What to produce: State how many lines of the entries hold the string "that". Reply with the number alone.

Supplied information:
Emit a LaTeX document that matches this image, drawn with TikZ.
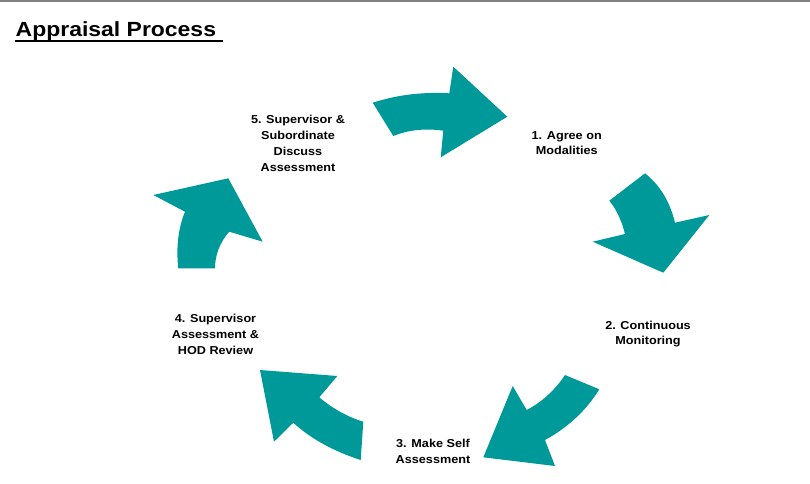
\documentclass[tikz,border=0pt]{standalone}
\usepackage{fontspec}
\setmainfont{Liberation Sans}[FakeStretch=1.1]
\newfontfamily\titlefont{Liberation Sans}[FakeStretch=1.12]
\definecolor{teal1}{HTML}{009999}
\definecolor{rulegray}{HTML}{808080}
\tikzset{
  arrowshape/.style={fill=teal1, draw=none},
  lbl/.style={align=center, inner sep=0pt, font=\fontsize{11.5}{15.8}\selectfont\bfseries, text=black},
  ttl/.style={anchor=base west, inner sep=0pt, font=\titlefont\fontsize{20.5}{24}\selectfont\bfseries}
}
\begin{document}
\begin{tikzpicture}[x=1pt,y=-1pt]
\useasboundingbox (0,0) rectangle (810,483);
\fill[white] (0,0) rectangle (810,483);
% top border
\coordinate (b1) at (0,1);
\coordinate (b2) at (810,1);
\draw[rulegray, line width=1.6pt] (b1) -- (b2);
% title
\node[ttl] (title) at (15.5,36.5) {Appraisal Process};
\coordinate (ul1) at (15,40.8);
\coordinate (ul2) at (223,40.8);
\draw[black, line width=1.8pt] (ul1) -- (ul2);
% arrow 1 (top)
\fill[arrowshape] (372.7,102.7) .. controls (400,94) and (425,92) .. (449.3,93.3)
  -- (453.3,66.7) -- (507.3,116.7) -- (440.7,157.3) -- (443.3,130.7)
  .. controls (425,128) and (408,130) .. (393.3,136) -- cycle;
% arrow 2 (right)
\fill[arrowshape] (645,173.3) .. controls (660,185) and (670,202) .. (675,222.7)
  -- (709.3,215) -- (663.3,272.7) -- (592.7,241.7) -- (625,234)
  .. controls (622,222) and (617,210) .. (609.3,200.7) -- cycle;
% arrow 3 (bottom right)
\fill[arrowshape] (599.3,389.3) .. controls (586,411) and (567,428) .. (545,440)
  -- (555,466) -- (483.3,457.3) -- (512.7,386) -- (526.7,410)
  .. controls (542,402) and (555,390) .. (565,375) -- cycle;
% arrow 4 (bottom left)
\fill[arrowshape] (360.7,460) .. controls (336,452) and (312,440) .. (293.3,422.7)
  -- (274,441.7) -- (260,370) -- (337.3,376) -- (319.3,397.3)
  .. controls (333,409) and (348,417) .. (363.3,421.7) -- cycle;
% arrow 5 (left)
\fill[arrowshape] (178.3,268.3) .. controls (176,248) and (178,229) .. (185,211.7)
  -- (153.3,195) -- (228.3,178.3) -- (262.7,241.7) -- (229.3,231.7)
  .. controls (220,242) and (215,255) .. (215,268.3) -- cycle;
% labels
\node[lbl] (s1) at (566.7,143) {1. Agree on\\Modalities};
\node[lbl] (s2) at (648,334) {2. Continuous\\Monitoring};
\node[lbl] (s3) at (433,451) {3. Make Self\\Assessment};
\node[lbl] (s4) at (215.5,334.5) {4. Supervisor\\Assessment \&\\HOD Review};
\node[lbl] (s5) at (298,143.5) {5. Supervisor \&\\Subordinate\\Discuss\\Assessment};
\end{tikzpicture}
\end{document}
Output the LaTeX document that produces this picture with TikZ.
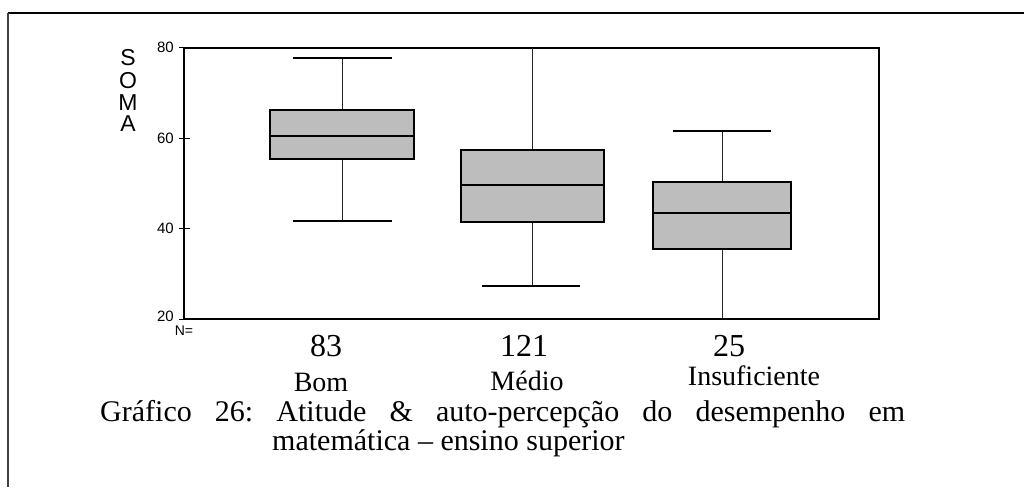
\documentclass[tikz,border=0pt]{standalone}
\usepackage{fontspec}
\setmainfont{Liberation Serif}
\newfontfamily\arialf{Liberation Sans}
\frenchspacing
\tikzset{
  boxfill/.style={draw=black, line width=1.4pt, fill=black!26},
  whisk/.style={line width=0.8pt, draw=black!85},
  capline/.style={line width=1.6pt},
  medline/.style={line width=2pt},
  axisline/.style={line width=1.1pt},
  tickline/.style={line width=1pt},
  ticklab/.style={font=\arialf\fontsize{15}{15}\selectfont, anchor=east, inner sep=0pt},
  axlab/.style={font=\arialf\fontsize{23}{23}\selectfont, anchor=base, inner sep=0pt},
  nlab/.style={font=\fontsize{32}{32}\selectfont, anchor=base, inner sep=0pt},
  catlab/.style={font=\fontsize{28}{28}\selectfont, anchor=base, inner sep=0pt},
  caplab/.style={font=\fontsize{30}{30}\selectfont, anchor=base west, inner sep=0pt},
}
\begin{document}
\begin{tikzpicture}[x=1pt,y=-1pt]
\useasboundingbox (0,0) rectangle (1024,487);
% outer frame
\draw[line width=2.5pt] (8,13) -- (1024,13);
\draw[line width=1.5pt, black!75] (8,13) -- (8,487);

% plot frame
\draw[axisline] (184,48) rectangle (879,319);
\draw[line width=1.6pt] (184,48) -- (879,48);
\draw[line width=1.6pt] (184,319) -- (879,319);

% ticks
\foreach \yy in {48,138,228,319} \draw[tickline] (179,\yy) -- (190,\yy);
\node[ticklab] (t80) at (174,47) {80};
\node[ticklab] (t60) at (174,138) {60};
\node[ticklab] (t40) at (174,228) {40};
\node[ticklab] (t20) at (174,316) {20};
\node[font=\arialf\fontsize{14}{14}\selectfont, inner sep=0pt] (neq) at (184,331) {N=};

% axis title
\node[axlab] (s1) at (128,66) {S};
\node[axlab] (s2) at (128,88) {O};
\node[axlab] (s3) at (128,110) {M};
\node[axlab] (s4) at (128,131) {A};

% box 1 (Bom)
\draw[whisk] (342,110) -- (342,58);
\draw[whisk] (342,159) -- (342,221);
\draw[capline] (293,58) -- (392,58);
\draw[capline] (293,221) -- (392,221);
\draw[boxfill] (270,110) rectangle (414,159);
\draw[medline] (270,136) -- (414,136);

% box 2 (Medio)
\draw[whisk] (532,150) -- (532,48);
\draw[whisk] (532,222) -- (532,286);
\draw[capline] (482,286) -- (580,286);
\draw[boxfill] (461,150) rectangle (604,222);
\draw[medline] (461,185) -- (604,185);

% box 3 (Insuficiente)
\draw[whisk] (722,182) -- (722,131);
\draw[whisk] (722,249) -- (722,319);
\draw[capline] (673,131) -- (771,131);
\draw[capline] (673,319) -- (771,319);
\draw[boxfill] (653,182) rectangle (791,249);
\draw[medline] (653,213) -- (791,213);

% N labels
\node[nlab] (n1) at (326,356) {83};
\node[nlab] (n2) at (524,356) {121};
\node[nlab] (n3) at (729,356) {25};

% category labels
\node[catlab] (c1) at (321,391) {Bom};
\node[catlab] (c2) at (527,390) {Médio};
\node[catlab] (c3) at (754,385) {Insuficiente};

% caption
\node[caplab] (cap1) at (100,421) {\makebox[805pt][s]{Gráfico 26: Atitude \& auto-percepção do desempenho em}};
\node[caplab] (cap2) at (272,450) {matemática – ensino superior};
\end{tikzpicture}
\end{document}
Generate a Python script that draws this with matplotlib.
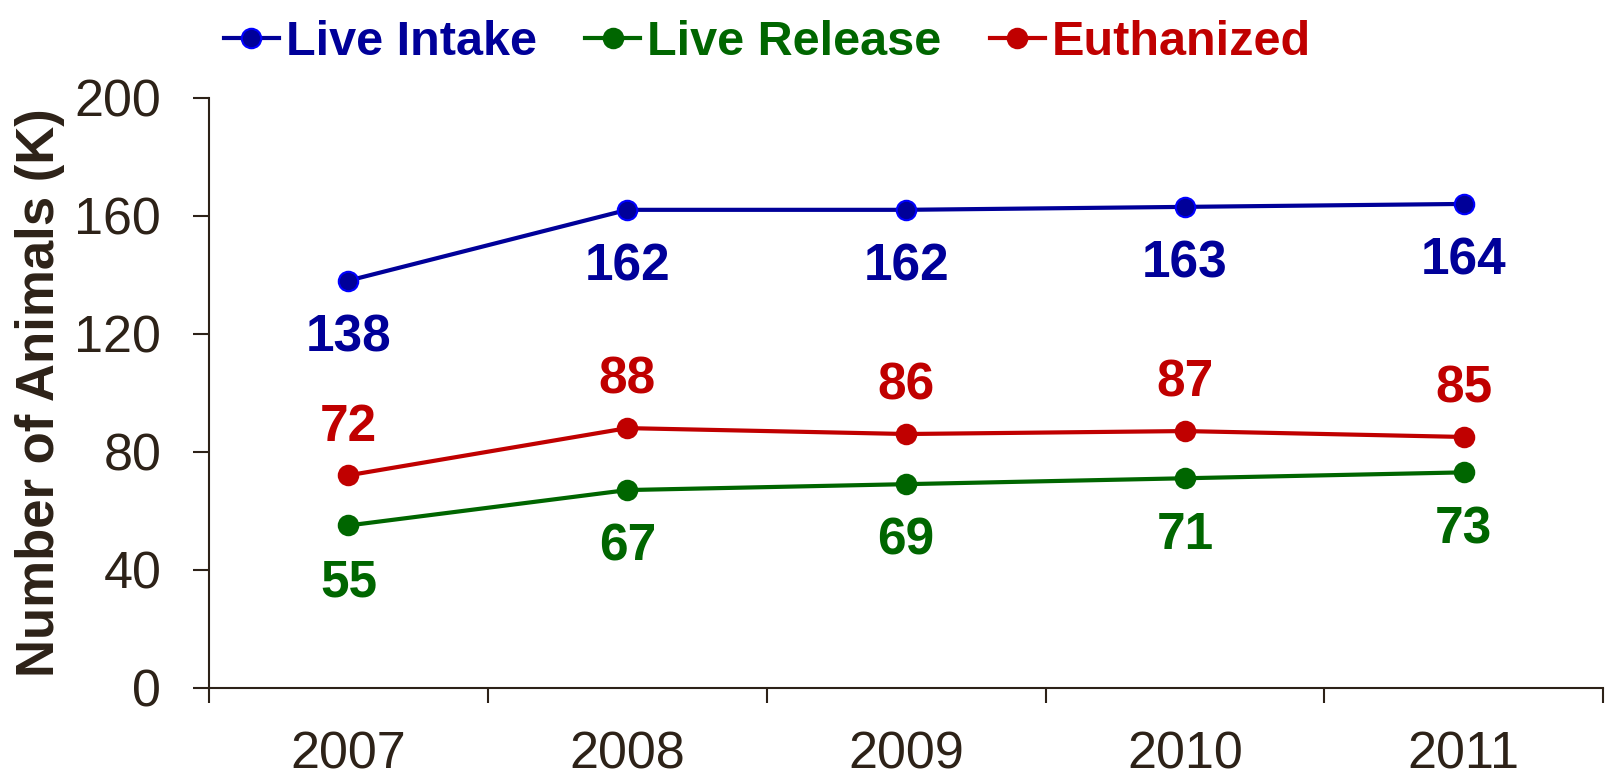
import matplotlib
matplotlib.use("Agg")
import matplotlib.pyplot as plt

# --- data ---
years = ["2007", "2008", "2009", "2010", "2011"]
live_intake = [138, 162, 162, 163, 164]
live_release = [55, 67, 69, 71, 73]
euthanized = [72, 88, 86, 87, 85]
y_ticks = [0, 40, 80, 120, 160, 200]

BLUE = "#000099"
GREEN = "#006600"
RED = "#C00000"
DARK = "#2D2218"

plt.rcParams["font.family"] = ["Liberation Sans", "DejaVu Sans"]

fig = plt.figure(figsize=(16.12, 7.72), dpi=100)
ax = fig.add_axes([0.1297, 0.1092, 0.8648, 0.7642])

x = list(range(len(years)))
# name, values, line colour, marker face, marker edge, label offset (pt, baseline)
series = [
    ("Live Intake", live_intake, BLUE, "#000099", "#0000FF", -51),
    ("Live Release", live_release, GREEN, GREEN, GREEN, -51),
    ("Euthanized", euthanized, RED, RED, RED, 25),
]
handles = []
for name, vals, col, mfc, mec, off in series:
    h, = ax.plot(x, vals, color=col, lw=3, marker="o", ms=14,
                 mfc=mfc, mec=mec, mew=1.5, label=name)
    handles.append(h)
    for xi, v in zip(x, vals):
        ax.annotate(str(v), (xi, v), xytext=(0, off), textcoords="offset points",
                    ha="center", va="baseline", fontsize=37, fontweight="bold",
                    color=col)

ax.set_xlim(-0.5, len(years) - 0.5)
ax.set_ylim(0, 200)
ax.set_yticks(y_ticks)
ax.set_xticks(x)
ax.set_xticklabels(years)
ax.set_xticks([i - 0.5 for i in range(len(years) + 1)], minor=True)

for s in ["top", "right"]:
    ax.spines[s].set_visible(False)
for s in ["left", "bottom"]:
    ax.spines[s].set_color(DARK)
    ax.spines[s].set_linewidth(1.5)

ax.tick_params(axis="x", which="major", length=0, pad=31, labelsize=37.5, labelcolor=DARK)
ax.tick_params(axis="x", which="minor", length=10.8, width=1.5, color=DARK)
ax.tick_params(axis="y", length=11.5, width=1.5, color=DARK, pad=23,
               labelsize=37.5, labelcolor=DARK)

ax.set_ylabel("Number of Animals (K)", fontsize=38, fontweight="bold",
              color=DARK, va="center")
ax.yaxis.set_label_coords(-0.1212, 0.5)

leg = fig.legend(handles=handles, loc="center", bbox_to_anchor=(0.476, 0.945),
                 ncol=3, frameon=False, handlelength=1.13, handletextpad=0.14,
                 columnspacing=1.0, prop={"weight": "bold", "size": 35})
for t, (_, _, col, _, _, _) in zip(leg.get_texts(), series):
    t.set_color(col)

fig.savefig("out.png", dpi=100)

In response: 3